2. Assuming Their Business Will Sell for Many Times Their EBITDA

  • This is a big one. In my experience, most entrepreneurs automatically assume they will sell their business for four or five times their EBITDA easily. That’s because most haven’t done much research into average sales prices in their markets. According to a 2013 Q3 BizBuySell Insight Report, the average sale price for a small business was $180,000, with a multiple of 0.6. That comes out to a 60 percent value of EBITDA—not anywhere near 500 percent.

3. Assuming They’re Unstoppable

  • Hubris: It’s what entrepreneur Frederic Kerrest calls “a startup’s worst mistake” in his Forbes guest post. He writes, “It’s a big mistake that startups and established companies alike make. It lulls them into cockiness, complacency and a sense of invincibility and causes them to lose sight of what matters most—making customers successful.” Know your strengths, weaknesses, and your competition and you’ll make your company more profitable now and more saleable in the future.

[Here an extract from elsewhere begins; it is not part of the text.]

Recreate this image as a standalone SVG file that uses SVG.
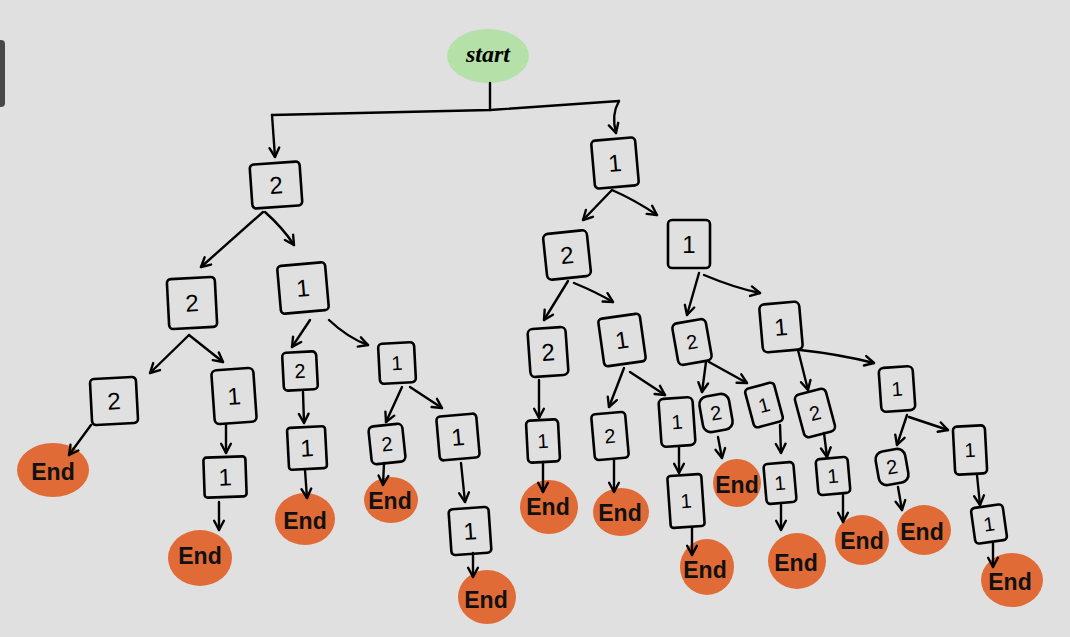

4. Assuming They Can Sell Their Business Themselves

  • Many entrepreneurs may be attracted to the idea of selling their own business because they think they’ll save money and won’t have to pay any broker’s fees. While that may be true in the short term, selling your business without an exit team will hurt you in the long run and is essentially guaranteed to leave you with less money in the end. Find out who you should be hiring in our blog post on assembling your exit team.

5. Assuming Their Exit Is an Isolated Event

  • When fantasizing about the sale of your business, do you picture yourself signing a deal, cashing your check, and hopping on a plane to your favorite vacation destination? Many do. But you shouldn’t think of your exit as a one-time event: It’s a dynamic process that should take at least two or three years. Be willing to put the time into exit planning. You won’t be sorry.